First Woman In US To Receive Medical Degree – Elizabeth Blackwell Changed The World

The First

Elizabeth Blackwell, February 3, 1821 – May 31, 1910, was the first woman to receive a medical degree in the United States. She was the first openly identified woman to graduate from medical school, a pioneer in promoting the education of women in medicine in the United States, and a social and moral reformer in both the United States and in England. Her sister Emily was the third woman in the US to get a medical degree.(Women disguised as man may have graduated prior to Blackwell.)

Elizabeth Blackwell

Elizabeth Blackwell

Moved To America

Elizabeth was eleven years old when the family sailed for New York in August 1832. Her father set up the Congress Sugar Refinery in New York City after they settled in. He had been a successful sugar merchant in England which allowed his family the luxury of moving to the US.

Teaching

In 1844 Blackwell procured a teaching job that paid $400 per year in Henderson, Kentucky. Although she was pleased with her pupils, she found the accommodations and schoolhouse lacking.

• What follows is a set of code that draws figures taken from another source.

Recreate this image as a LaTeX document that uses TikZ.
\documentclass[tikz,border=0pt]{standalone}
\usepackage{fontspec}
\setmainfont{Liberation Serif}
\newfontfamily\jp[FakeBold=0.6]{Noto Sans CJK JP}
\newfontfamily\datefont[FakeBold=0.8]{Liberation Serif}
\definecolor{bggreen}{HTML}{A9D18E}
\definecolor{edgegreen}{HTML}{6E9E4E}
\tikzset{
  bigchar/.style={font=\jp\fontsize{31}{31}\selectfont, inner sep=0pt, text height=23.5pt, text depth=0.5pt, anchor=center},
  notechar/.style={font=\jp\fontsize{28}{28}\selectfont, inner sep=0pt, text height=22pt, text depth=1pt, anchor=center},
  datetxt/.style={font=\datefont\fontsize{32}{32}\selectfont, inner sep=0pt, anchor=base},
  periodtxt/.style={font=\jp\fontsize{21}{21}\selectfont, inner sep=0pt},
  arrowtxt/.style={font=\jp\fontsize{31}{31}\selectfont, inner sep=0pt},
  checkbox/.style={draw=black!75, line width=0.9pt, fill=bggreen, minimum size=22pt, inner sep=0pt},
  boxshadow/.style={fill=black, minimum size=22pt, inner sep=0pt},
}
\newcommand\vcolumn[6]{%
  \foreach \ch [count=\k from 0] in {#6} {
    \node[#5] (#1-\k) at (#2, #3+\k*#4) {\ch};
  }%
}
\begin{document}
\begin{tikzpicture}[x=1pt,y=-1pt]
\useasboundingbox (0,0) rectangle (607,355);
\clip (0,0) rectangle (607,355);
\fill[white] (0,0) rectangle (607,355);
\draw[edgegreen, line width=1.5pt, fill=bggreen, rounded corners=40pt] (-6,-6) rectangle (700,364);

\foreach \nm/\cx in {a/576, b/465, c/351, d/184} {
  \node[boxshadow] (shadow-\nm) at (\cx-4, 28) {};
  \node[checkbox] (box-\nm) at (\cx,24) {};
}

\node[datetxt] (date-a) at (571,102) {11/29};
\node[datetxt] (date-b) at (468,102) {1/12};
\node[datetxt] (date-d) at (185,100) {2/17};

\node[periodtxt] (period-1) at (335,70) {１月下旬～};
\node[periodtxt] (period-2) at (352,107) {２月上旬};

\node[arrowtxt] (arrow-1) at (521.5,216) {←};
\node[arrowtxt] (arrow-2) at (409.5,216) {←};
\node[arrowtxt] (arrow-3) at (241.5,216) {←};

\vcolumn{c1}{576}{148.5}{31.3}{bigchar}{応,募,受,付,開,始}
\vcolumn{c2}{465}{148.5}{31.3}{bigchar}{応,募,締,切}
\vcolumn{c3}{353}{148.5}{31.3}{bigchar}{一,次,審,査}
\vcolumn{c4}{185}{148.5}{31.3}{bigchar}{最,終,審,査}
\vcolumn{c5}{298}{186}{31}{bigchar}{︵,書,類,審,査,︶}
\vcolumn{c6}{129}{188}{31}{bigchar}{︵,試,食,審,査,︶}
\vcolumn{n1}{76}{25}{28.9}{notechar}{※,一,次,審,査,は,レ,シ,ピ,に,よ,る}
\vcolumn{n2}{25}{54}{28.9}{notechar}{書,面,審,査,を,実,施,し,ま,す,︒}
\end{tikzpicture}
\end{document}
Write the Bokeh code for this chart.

What disturbed her most was that this was her first real encounter with the realities of slavery. She ultimately found Henderson to be absurd and boring, the people to be simple and petty, and the whole situation, all in all intolerable. She returned to her previous city only half a year later, resolved to find a more stimulating means of spending her life.

Show Me No Medical Books

The idea to pursue medicine was first planted in Blackwell’s head by a friend in Cincinnati who was dying of a painful disease. This friend expressed the opinion that a female physician would have made her treatment much more comfortable. Blackwell also felt that women would be better doctors because of their motherly instincts.

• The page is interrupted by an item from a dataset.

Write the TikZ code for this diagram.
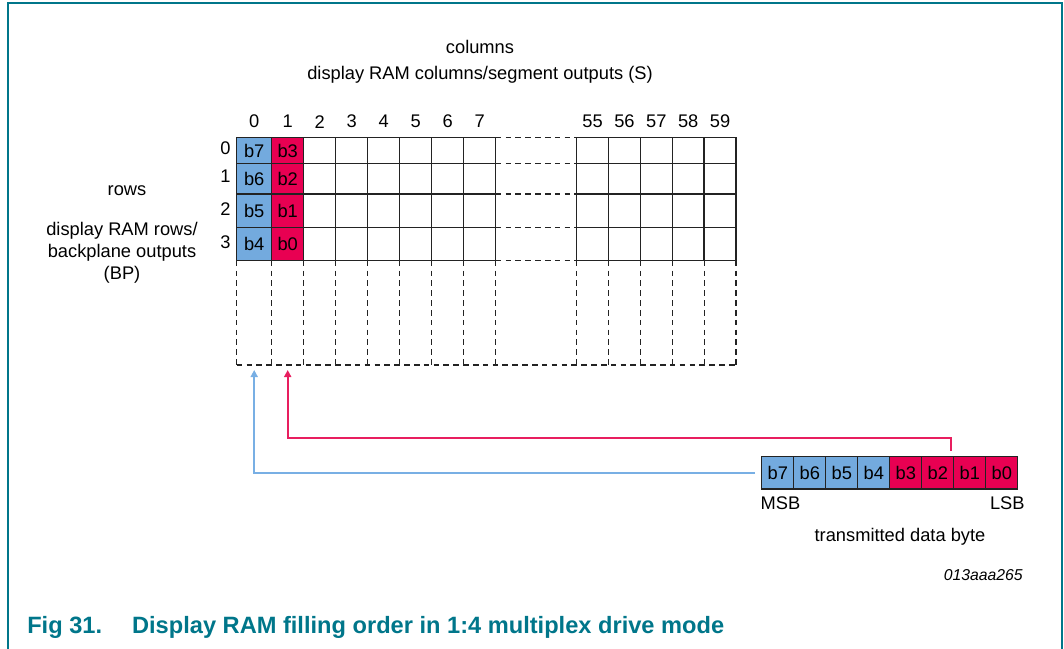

At first, Blackwell was repulsed by the idea of a medical career. At the time, she “hated everything connected with the body, and could not bear the sight of a medical book”. Another influence on her decision to pursue medicine was the connotation of “female physician” at the time.

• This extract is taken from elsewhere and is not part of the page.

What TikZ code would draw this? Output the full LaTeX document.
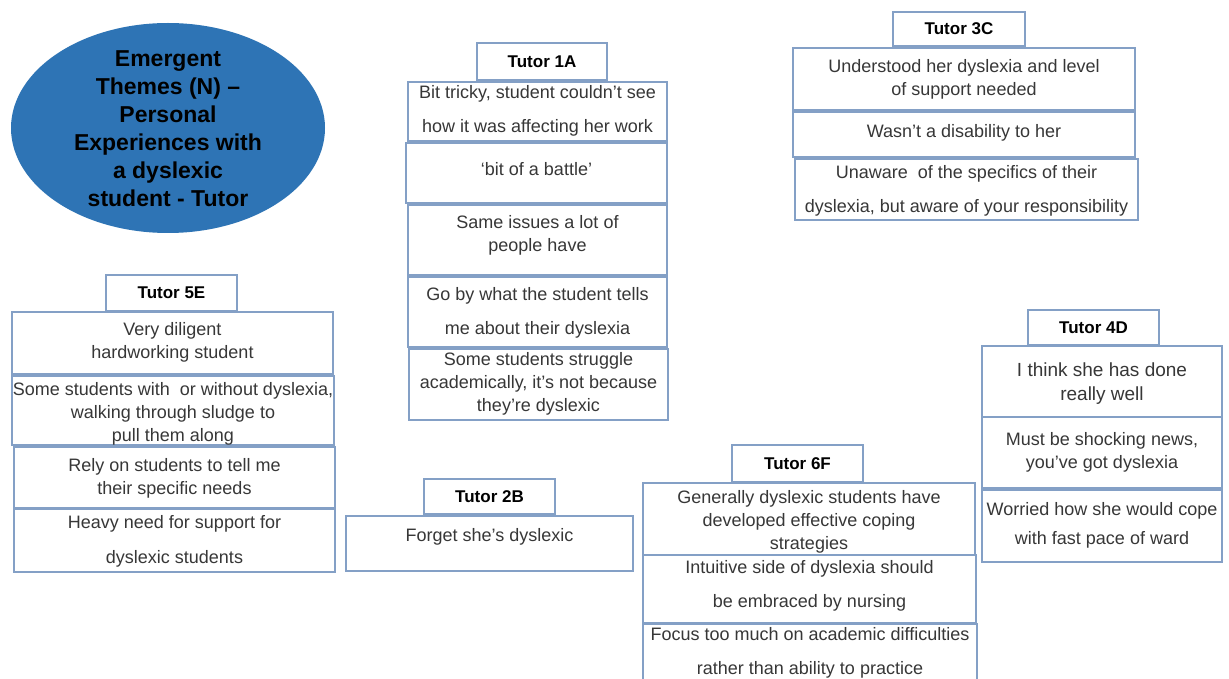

Abortionists were known as “female physicians”, a name Blackwell found degrading to what a female physician could potentially achieve. Last but not least, part of Blackwell’s decision to become a doctor was due to the fact that she yearned to live an unattached life, independent of a man and the chains of matrimony.

Accident By Unanimous Vote

In October 1847, Blackwell was accepted as a medical student by Geneva Medical College, now part of Upstate Medical University, located in upstate New York. Her acceptance was a near-accident. The dean and faculty, usually responsible for evaluating an applicant for matriculation, were not able to make a decision due to the special nature of Blackwell’s case.

They put the issue up to vote by the 150 male students of the class with the stipulation that if one student objected, Blackwell would be turned away. The young men thought this request was so ludicrous that they believed it to be a joke, and responding accordingly, voted unanimously to accept her.

So, World Change Began

Blackwell had an enormous impact on the class. Her presence turned a group of boisterous young men into well-behaved gentlemen. Whereas before, there was so much confusion and chaos in the lecture hall that the lecture itself was barely audible, with Blackwell’s arrival, the male students sat quietly and listened attentively to lecture.

On January 23, 1849, Elizabeth Blackwell became the first woman to achieve a medical degree in the United States. The local press reported her graduation favorably, and when the dean, Dr. Charles Lee, conferred her degree, he stood up and bowed to her.

Reform

Her greatest period of reform activity was after her retirement from the medical profession, from 1880-1895. Blackwell was interested in a great number of reform movements – mainly moral reform, sexual purity, hygiene, and medical education, but also preventative medicine, sanitation, eugenics, family planning, women’s rights, associationism, Christian socialism, medical ethics, and anti-vivisection – none of which ever came to real fruition.

Anti-Germ

She believed that the Christian morality ought to play as large a role as scientific inquiry in medicine, and that medical schools ought to instruct students in this basic truth. She also was anti-materialist and did not believe in inoculation, vaccines, or germ theory, instead subscribing to more spiritual healing methods. She believed that disease came from moral impurity, not from microbes.

It Was A Big Deal

In Elizabeth Blackwell’s time it was a super significant achievement to become a graduated physician as a woman. That alone changed the world. But she did not stop there. Elizabeth went on to move the paradigm of what women stood for and what they could work toward. What are you working toward in your life?